--- SHORT EXERCISE ---
Return each line of the listing below, unchanged, and omit the images.

--- DATA SEGMENT ---
+---+
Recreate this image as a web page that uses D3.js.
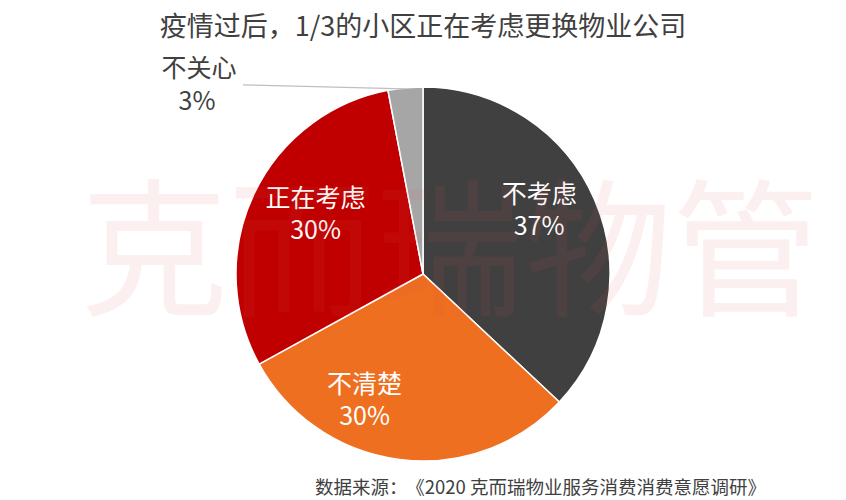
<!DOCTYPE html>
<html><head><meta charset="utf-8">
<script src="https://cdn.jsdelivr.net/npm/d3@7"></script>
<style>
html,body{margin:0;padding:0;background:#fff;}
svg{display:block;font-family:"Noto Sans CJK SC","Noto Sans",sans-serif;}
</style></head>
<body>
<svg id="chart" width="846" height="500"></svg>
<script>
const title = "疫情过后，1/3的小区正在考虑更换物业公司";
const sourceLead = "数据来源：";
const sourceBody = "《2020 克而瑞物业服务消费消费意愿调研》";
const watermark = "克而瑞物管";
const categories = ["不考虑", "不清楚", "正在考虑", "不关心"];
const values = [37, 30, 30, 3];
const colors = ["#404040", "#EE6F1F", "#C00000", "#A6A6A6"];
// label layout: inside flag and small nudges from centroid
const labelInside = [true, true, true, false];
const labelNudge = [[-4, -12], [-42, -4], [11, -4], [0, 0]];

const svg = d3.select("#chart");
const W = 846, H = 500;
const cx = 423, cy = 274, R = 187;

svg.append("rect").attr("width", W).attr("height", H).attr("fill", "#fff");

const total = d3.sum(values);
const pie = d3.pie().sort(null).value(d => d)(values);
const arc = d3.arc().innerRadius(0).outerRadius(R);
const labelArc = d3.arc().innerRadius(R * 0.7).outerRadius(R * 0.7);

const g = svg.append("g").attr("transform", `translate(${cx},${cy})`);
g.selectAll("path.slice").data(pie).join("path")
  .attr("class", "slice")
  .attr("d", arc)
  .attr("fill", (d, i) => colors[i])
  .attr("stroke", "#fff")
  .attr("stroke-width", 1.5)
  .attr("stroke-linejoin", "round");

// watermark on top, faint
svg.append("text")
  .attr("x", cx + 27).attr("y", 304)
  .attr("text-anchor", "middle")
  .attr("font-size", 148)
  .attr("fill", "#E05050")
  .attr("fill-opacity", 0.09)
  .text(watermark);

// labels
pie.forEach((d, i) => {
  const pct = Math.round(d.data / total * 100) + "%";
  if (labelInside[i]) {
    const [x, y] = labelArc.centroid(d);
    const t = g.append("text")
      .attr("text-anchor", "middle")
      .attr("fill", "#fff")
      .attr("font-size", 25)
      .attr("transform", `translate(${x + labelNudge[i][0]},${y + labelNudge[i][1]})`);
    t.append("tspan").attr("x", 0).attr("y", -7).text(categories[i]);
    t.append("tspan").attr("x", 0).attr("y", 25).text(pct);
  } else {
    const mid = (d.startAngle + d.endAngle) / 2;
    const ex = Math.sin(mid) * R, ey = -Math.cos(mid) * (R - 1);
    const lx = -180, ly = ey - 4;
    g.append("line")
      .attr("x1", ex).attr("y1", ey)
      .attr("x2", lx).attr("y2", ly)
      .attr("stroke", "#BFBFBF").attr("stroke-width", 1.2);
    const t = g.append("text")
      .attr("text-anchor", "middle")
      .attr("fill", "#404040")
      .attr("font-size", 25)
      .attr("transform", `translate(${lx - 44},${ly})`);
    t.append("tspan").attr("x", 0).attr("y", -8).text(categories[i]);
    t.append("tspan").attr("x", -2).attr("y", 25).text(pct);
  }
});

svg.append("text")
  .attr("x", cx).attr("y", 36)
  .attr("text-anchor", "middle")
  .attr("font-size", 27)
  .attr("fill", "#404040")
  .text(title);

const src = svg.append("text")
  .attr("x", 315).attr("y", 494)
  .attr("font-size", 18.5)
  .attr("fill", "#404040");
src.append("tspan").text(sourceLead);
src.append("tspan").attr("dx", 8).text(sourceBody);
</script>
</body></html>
+---+
--- RESULT ---
Recreate this image as a web page that uses D3.js.
<!DOCTYPE html>
<html><head><meta charset="utf-8">
<script src="https://cdn.jsdelivr.net/npm/d3@7"></script>
<style>
html,body{margin:0;padding:0;background:#fff;}
svg{display:block;font-family:"Noto Sans CJK SC","Noto Sans",sans-serif;}
</style></head>
<body>
<svg id="chart" width="846" height="500"></svg>
<script>
const title = "疫情过后，1/3的小区正在考虑更换物业公司";
const sourceLead = "数据来源：";
const sourceBody = "《2020 克而瑞物业服务消费消费意愿调研》";
const watermark = "克而瑞物管";
const categories = ["不考虑", "不清楚", "正在考虑", "不关心"];
const values = [37, 30, 30, 3];
const colors = ["#404040", "#EE6F1F", "#C00000", "#A6A6A6"];
// label layout: inside flag and small nudges from centroid
const labelInside = [true, true, true, false];
const labelNudge = [[-4, -12], [-42, -4], [11, -4], [0, 0]];

const svg = d3.select("#chart");
const W = 846, H = 500;
const cx = 423, cy = 274, R = 187;

svg.append("rect").attr("width", W).attr("height", H).attr("fill", "#fff");

const total = d3.sum(values);
const pie = d3.pie().sort(null).value(d => d)(values);
const arc = d3.arc().innerRadius(0).outerRadius(R);
const labelArc = d3.arc().innerRadius(R * 0.7).outerRadius(R * 0.7);

const g = svg.append("g").attr("transform", `translate(${cx},${cy})`);
g.selectAll("path.slice").data(pie).join("path")
  .attr("class", "slice")
  .attr("d", arc)
  .attr("fill", (d, i) => colors[i])
  .attr("stroke", "#fff")
  .attr("stroke-width", 1.5)
  .attr("stroke-linejoin", "round");

// watermark on top, faint
svg.append("text")
  .attr("x", cx + 27).attr("y", 304)
  .attr("text-anchor", "middle")
  .attr("font-size", 148)
  .attr("fill", "#E05050")
  .attr("fill-opacity", 0.09)
  .text(watermark);

// labels
pie.forEach((d, i) => {
  const pct = Math.round(d.data / total * 100) + "%";
  if (labelInside[i]) {
    const [x, y] = labelArc.centroid(d);
    const t = g.append("text")
      .attr("text-anchor", "middle")
      .attr("fill", "#fff")
      .attr("font-size", 25)
      .attr("transform", `translate(${x + labelNudge[i][0]},${y + labelNudge[i][1]})`);
    t.append("tspan").attr("x", 0).attr("y", -7).text(categories[i]);
    t.append("tspan").attr("x", 0).attr("y", 25).text(pct);
  } else {
    const mid = (d.startAngle + d.endAngle) / 2;
    const ex = Math.sin(mid) * R, ey = -Math.cos(mid) * (R - 1);
    const lx = -180, ly = ey - 4;
    g.append("line")
      .attr("x1", ex).attr("y1", ey)
      .attr("x2", lx).attr("y2", ly)
      .attr("stroke", "#BFBFBF").attr("stroke-width", 1.2);
    const t = g.append("text")
      .attr("text-anchor", "middle")
      .attr("fill", "#404040")
      .attr("font-size", 25)
      .attr("transform", `translate(${lx - 44},${ly})`);
    t.append("tspan").attr("x", 0).attr("y", -8).text(categories[i]);
    t.append("tspan").attr("x", -2).attr("y", 25).text(pct);
  }
});

svg.append("text")
  .attr("x", cx).attr("y", 36)
  .attr("text-anchor", "middle")
  .attr("font-size", 27)
  .attr("fill", "#404040")
  .text(title);

const src = svg.append("text")
  .attr("x", 315).attr("y", 494)
  .attr("font-size", 18.5)
  .attr("fill", "#404040");
src.append("tspan").text(sourceLead);
src.append("tspan").attr("dx", 8).text(sourceBody);
</script>
</body></html>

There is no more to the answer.